Quote every line below exactly and skip any picture.

- [Collected material]
-*-*-

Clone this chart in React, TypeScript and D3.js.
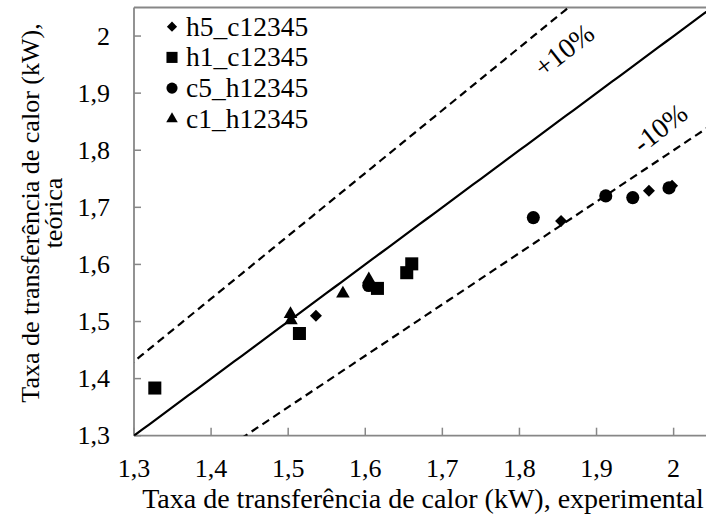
import React from "react";
import * as d3 from "d3";

const xTicks = [1.3, 1.4, 1.5, 1.6, 1.7, 1.8, 1.9, 2.0];
const yTicks = [1.3, 1.4, 1.5, 1.6, 1.7, 1.8, 1.9, 2.0];

const h5_c12345: [number, number][] = [
  [1.536, 1.51],
  [1.854, 1.676],
  [1.968, 1.729],
  [1.998, 1.738],
];
const h1_c12345: [number, number][] = [
  [1.327, 1.3835],
  [1.5146, 1.479],
  [1.6158, 1.558],
  [1.6538, 1.5855],
  [1.6603, 1.601],
];
const c5_h12345: [number, number][] = [
  [1.6045, 1.563],
  [1.818, 1.682],
  [1.912, 1.72],
  [1.947, 1.717],
  [1.994, 1.734],
];
const c1_h12345: [number, number][] = [
  [1.503, 1.513],
  [1.5036, 1.502],
  [1.571, 1.549],
  [1.6046, 1.574],
];

const seriesNames = ["h5_c12345", "h1_c12345", "c5_h12345", "c1_h12345"];

const W = 706;
const H = 516;
const left = 134;
const right = 706;
const top = 7.5;
const bottom = 435.7;

const x = d3.scaleLinear().domain([1.3, 2.042]).range([left, right]);
const y = d3.scaleLinear().domain([1.3, 2.05]).range([bottom, top]);

const font = "Liberation Serif";

function markerPath(kind: string): { d: string; rot: number } {
  if (kind === "diamond") return { d: d3.symbol(d3.symbolSquare, 72)() || "", rot: 45 };
  if (kind === "square") return { d: d3.symbol(d3.symbolSquare, 170)() || "", rot: 0 };
  if (kind === "circle") return { d: d3.symbol(d3.symbolCircle, 135)() || "", rot: 0 };
  return { d: d3.symbol(d3.symbolTriangle, 80)() || "", rot: 0 };
}

const kinds = ["diamond", "square", "circle", "triangle"];
const allSeries = [h5_c12345, h1_c12345, c5_h12345, c1_h12345];

export default function App() {
  const lineGen = (k: number) => {
    const xs = d3.range(1.2, 2.1, 0.01);
    return d3.line<number>().x((v) => x(v)).y((v) => y(k * v))(xs) || "";
  };
  return (
    <svg width={W} height={H} style={{ position: "absolute", left: 0, top: 0, background: "#fff" }}>
      <defs>
        <clipPath id="plot">
          <rect x={left} y={top} width={right - left} height={bottom - top} />
        </clipPath>
      </defs>
      <line x1={left} x2={right} y1={top} y2={top} stroke="#878787" strokeWidth={1.8} />
      <line x1={left} x2={left} y1={top} y2={bottom} stroke="#878787" strokeWidth={1.8} />
      <line x1={left} x2={right} y1={bottom} y2={bottom} stroke="#878787" strokeWidth={1.8} />
      {xTicks.map((t) => (
        <g key={"xt" + t}>
          <line x1={x(t)} x2={x(t)} y1={bottom} y2={bottom - 8} stroke="#878787" strokeWidth={1.5} />
          <text x={x(t)} y={477} textAnchor="middle" fontFamily={font} fontSize={26} fill="#000">
            {String(t).replace(".", ",")}
          </text>
        </g>
      ))}
      {yTicks.map((t) => (
        <g key={"yt" + t}>
          <line x1={left} x2={left + 7} y1={y(t)} y2={y(t)} stroke="#878787" strokeWidth={1.5} />
          <text x={110} y={y(t) + 8.5} textAnchor="end" fontFamily={font} fontSize={26} fill="#000">
            {String(t).replace(".", ",")}
          </text>
        </g>
      ))}
      <g clipPath="url(#plot)">
        <path d={lineGen(1)} fill="none" stroke="#000" strokeWidth={2.2} />
        <path d={lineGen(1.1)} fill="none" stroke="#000" strokeWidth={2.2} strokeDasharray="8,5" />
        <path d={lineGen(0.9)} fill="none" stroke="#000" strokeWidth={2.2} strokeDasharray="8,5" />
      </g>
      <text transform="translate(564,50) rotate(-38)" textAnchor="middle" dominantBaseline="central" fontFamily={font} fontSize={28}>
        +10%
      </text>
      <text transform="translate(660,128) rotate(-38)" textAnchor="middle" dominantBaseline="central" fontFamily={font} fontSize={28}>
        -10%
      </text>
      {allSeries.map((s, i) => {
        const m = markerPath(kinds[i]);
        return (
          <g key={"s" + i}>
            {s.map((p, j) => (
              <path key={j} d={m.d} transform={`translate(${x(p[0])},${y(p[1])}) rotate(${m.rot})`} fill="#000" />
            ))}
          </g>
        );
      })}
      {seriesNames.map((n, i) => {
        const m = markerPath(kinds[i]);
        const cy = 26.7 + i * 30.7;
        return (
          <g key={"l" + i}>
            <path d={m.d} transform={`translate(172,${cy}) rotate(${m.rot}) scale(0.85)`} fill="#000" />
            <text x={186} y={cy + 9} fontFamily={font} fontSize={27.5}>
              {n}
            </text>
          </g>
        );
      })}
      <text x={423} y={508} textAnchor="middle" fontFamily={font} fontSize={28}>
        Taxa de transferência de calor (kW), experimental
      </text>
      <text transform="translate(39,213) rotate(-90)" textAnchor="middle" fontFamily={font} fontSize={26}>
        Taxa de transferência de calor (kW),
      </text>
      <text transform="translate(62,213) rotate(-90)" textAnchor="middle" fontFamily={font} fontSize={26}>
        teórica
      </text>
    </svg>
  );
}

-*-*-

- [Exercise response]
Clone this chart in React, TypeScript and D3.js.
import React from "react";
import * as d3 from "d3";

const xTicks = [1.3, 1.4, 1.5, 1.6, 1.7, 1.8, 1.9, 2.0];
const yTicks = [1.3, 1.4, 1.5, 1.6, 1.7, 1.8, 1.9, 2.0];

const h5_c12345: [number, number][] = [
  [1.536, 1.51],
  [1.854, 1.676],
  [1.968, 1.729],
  [1.998, 1.738],
];
const h1_c12345: [number, number][] = [
  [1.327, 1.3835],
  [1.5146, 1.479],
  [1.6158, 1.558],
  [1.6538, 1.5855],
  [1.6603, 1.601],
];
const c5_h12345: [number, number][] = [
  [1.6045, 1.563],
  [1.818, 1.682],
  [1.912, 1.72],
  [1.947, 1.717],
  [1.994, 1.734],
];
const c1_h12345: [number, number][] = [
  [1.503, 1.513],
  [1.5036, 1.502],
  [1.571, 1.549],
  [1.6046, 1.574],
];

const seriesNames = ["h5_c12345", "h1_c12345", "c5_h12345", "c1_h12345"];

const W = 706;
const H = 516;
const left = 134;
const right = 706;
const top = 7.5;
const bottom = 435.7;

const x = d3.scaleLinear().domain([1.3, 2.042]).range([left, right]);
const y = d3.scaleLinear().domain([1.3, 2.05]).range([bottom, top]);

const font = "Liberation Serif";

function markerPath(kind: string): { d: string; rot: number } {
  if (kind === "diamond") return { d: d3.symbol(d3.symbolSquare, 72)() || "", rot: 45 };
  if (kind === "square") return { d: d3.symbol(d3.symbolSquare, 170)() || "", rot: 0 };
  if (kind === "circle") return { d: d3.symbol(d3.symbolCircle, 135)() || "", rot: 0 };
  return { d: d3.symbol(d3.symbolTriangle, 80)() || "", rot: 0 };
}

const kinds = ["diamond", "square", "circle", "triangle"];
const allSeries = [h5_c12345, h1_c12345, c5_h12345, c1_h12345];

export default function App() {
  const lineGen = (k: number) => {
    const xs = d3.range(1.2, 2.1, 0.01);
    return d3.line<number>().x((v) => x(v)).y((v) => y(k * v))(xs) || "";
  };
  return (
    <svg width={W} height={H} style={{ position: "absolute", left: 0, top: 0, background: "#fff" }}>
      <defs>
        <clipPath id="plot">
          <rect x={left} y={top} width={right - left} height={bottom - top} />
        </clipPath>
      </defs>
      <line x1={left} x2={right} y1={top} y2={top} stroke="#878787" strokeWidth={1.8} />
      <line x1={left} x2={left} y1={top} y2={bottom} stroke="#878787" strokeWidth={1.8} />
      <line x1={left} x2={right} y1={bottom} y2={bottom} stroke="#878787" strokeWidth={1.8} />
      {xTicks.map((t) => (
        <g key={"xt" + t}>
          <line x1={x(t)} x2={x(t)} y1={bottom} y2={bottom - 8} stroke="#878787" strokeWidth={1.5} />
          <text x={x(t)} y={477} textAnchor="middle" fontFamily={font} fontSize={26} fill="#000">
            {String(t).replace(".", ",")}
          </text>
        </g>
      ))}
      {yTicks.map((t) => (
        <g key={"yt" + t}>
          <line x1={left} x2={left + 7} y1={y(t)} y2={y(t)} stroke="#878787" strokeWidth={1.5} />
          <text x={110} y={y(t) + 8.5} textAnchor="end" fontFamily={font} fontSize={26} fill="#000">
            {String(t).replace(".", ",")}
          </text>
        </g>
      ))}
      <g clipPath="url(#plot)">
        <path d={lineGen(1)} fill="none" stroke="#000" strokeWidth={2.2} />
        <path d={lineGen(1.1)} fill="none" stroke="#000" strokeWidth={2.2} strokeDasharray="8,5" />
        <path d={lineGen(0.9)} fill="none" stroke="#000" strokeWidth={2.2} strokeDasharray="8,5" />
      </g>
      <text transform="translate(564,50) rotate(-38)" textAnchor="middle" dominantBaseline="central" fontFamily={font} fontSize={28}>
        +10%
      </text>
      <text transform="translate(660,128) rotate(-38)" textAnchor="middle" dominantBaseline="central" fontFamily={font} fontSize={28}>
        -10%
      </text>
      {allSeries.map((s, i) => {
        const m = markerPath(kinds[i]);
        return (
          <g key={"s" + i}>
            {s.map((p, j) => (
              <path key={j} d={m.d} transform={`translate(${x(p[0])},${y(p[1])}) rotate(${m.rot})`} fill="#000" />
            ))}
          </g>
        );
      })}
      {seriesNames.map((n, i) => {
        const m = markerPath(kinds[i]);
        const cy = 26.7 + i * 30.7;
        return (
          <g key={"l" + i}>
            <path d={m.d} transform={`translate(172,${cy}) rotate(${m.rot}) scale(0.85)`} fill="#000" />
            <text x={186} y={cy + 9} fontFamily={font} fontSize={27.5}>
              {n}
            </text>
          </g>
        );
      })}
      <text x={423} y={508} textAnchor="middle" fontFamily={font} fontSize={28}>
        Taxa de transferência de calor (kW), experimental
      </text>
      <text transform="translate(39,213) rotate(-90)" textAnchor="middle" fontFamily={font} fontSize={26}>
        Taxa de transferência de calor (kW),
      </text>
      <text transform="translate(62,213) rotate(-90)" textAnchor="middle" fontFamily={font} fontSize={26}>
        teórica
      </text>
    </svg>
  );
}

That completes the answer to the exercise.